Welcome to campus, or back to campus, depending on who you are. For me it’s back to campus—and in kind of a strange way, too, since I officially graduated in June. Like many of us, I have a few lingering ties that bind me, for better or for worse, to the campus. Well, okay, mostly for the better. Anyhow, for those for whom today is a return to UTM, the changes sure seem significant. Huge new buildings, heated bus shelters, and tunnels through which we can pass like moles from building to building. Cool.

The impression one gets is of so much happening so fast. Case in point: the UTM Students’ Union had just barely created a committee for heated bus shelters and signed a petition when they were told that the administration had one in the works already. What is this sudden turn of events in which we all get along?

Actually, I’m of the opinion that changes like these are superficial in the end. Anything done in the space of a year has to be. The real changes, the ones that make the most difference in the long run, are smaller and take place more slowly. There don’t even have to be a lot of people who notice it. A building can go up and be a whole new space in which we all frolic for a couple of years, but when enrolment catches up, the essential quality of life for a student is the same as it was in the beginning. Not to say, of course, that new buildings aren’t nice and more space isn’t nice. But the real difference-maker was hinted at, for example, in something Principal Deep Saini said in an interview for our retrospective magazine: maybe we have to cap enrolment at 20,000 students. Yes, 20,000 is a long way away. But if you recognize that building a new structure and then having enrolment catch up is just part of the same pattern every year, then capping enrolment is the pattern-ender, and that’s the interesting part.

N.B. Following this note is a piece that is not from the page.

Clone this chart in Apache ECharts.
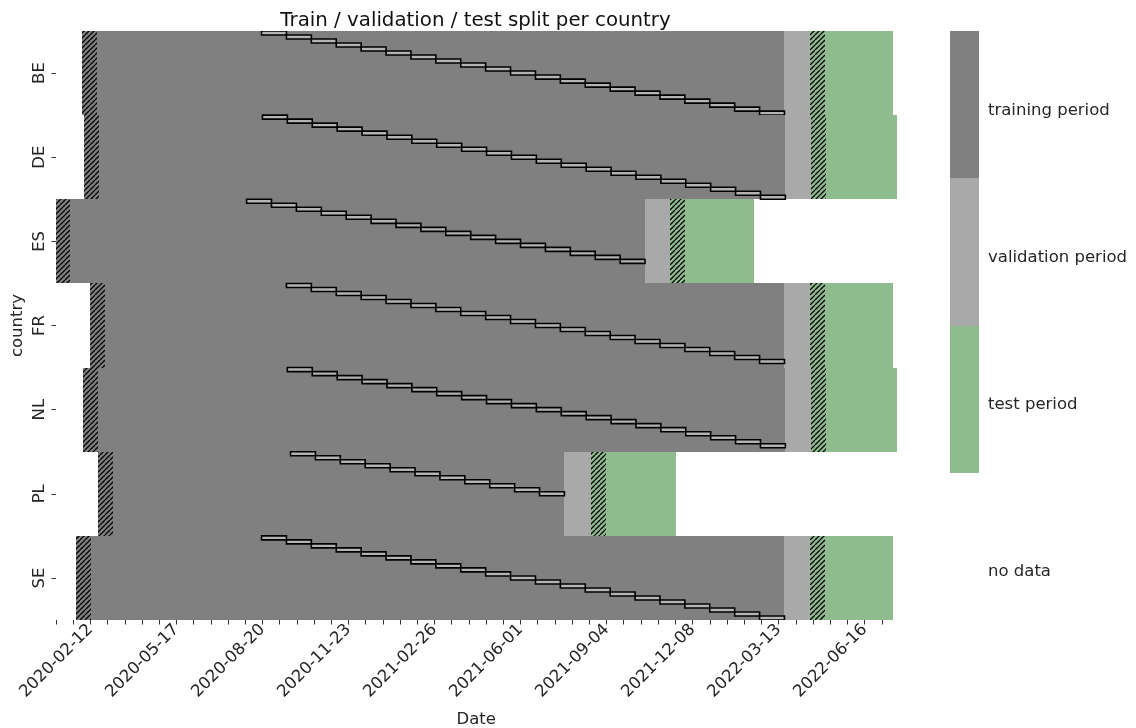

Such changes, as those who are new to this campus will soon find out, are few and far between. There are many more of the flashy kind without as much substance for all they do to improve student life. Not to be too critical, but UTMSU’s hobby is proposing things that are more or less unfeasible or (in the longer view) undesirable and then battling with the administration for years in the hopes that they’ll change their stance. The heated bus shelter is a surprising case because it’s a break from this pattern. And it’ll be trumpeted as a success in student handbooks for years to come, I predict. But it won’t have actually changed the pattern, and I say that because the modus operandi of the union hasn’t really changed, and some key players haven’t changed and are unlikely to do so for years yet. So enjoy such wins when they come.

In fact, I’d say that a change of cast or scene is indeed the biggest chance for differences to be made, for better or for worse. When you have a turnover time of only a year, for example, you introduce plenty of opportunities both for beginner’s zeal and for ineptitude. Contrariwise, a longer turnover time lends itself both to competence and to apathy. As for me, I prefer the former set of problems.

Why? How can a shorter turnover time be better despite the risk of, say, knowledge not being passed on or growth being delayed? Why is more change of a riskier sort better than more stability?

Because this is a university, and its function is to change. We’re here not only to learn what was done previously and pass on the same, but also to research—to push into new territory and try things out for the first time and see how they work. Take The Medium. The temptation, especially for an old guy like me who’s been here in one way or another for years now, is to look at the organization and turn it into a perfect, well-run newspaper forever. Yes, we all strive for our best and we try to leave our work in good hands when we move on. But to really do it up proper would require that the cast not change for years on end. Then we would have lost the quality of a student paper—part serious publication, part training ground.

Hence it’s actually a little unfortunate that an editor-in-chief, a grad in particular, is back. (Options were few this time around.) The point I’ve been trying to make is that UTM, like any institution concerned with growth, has, over the years, developed ruts. Habitudes. Roles to fill and familiar scripts to play out.

That’s why the most exciting changes for me are the ones in which the lines are rewritten, purposefully or accidentally. New physical amenities are nice things to have and and give us more of a sense of being a “real campus”, but they don’t do much to the underlying dynamic at UTM. We have to both be grateful and yet keep from being starstruck—and remember that the real changes are subtler.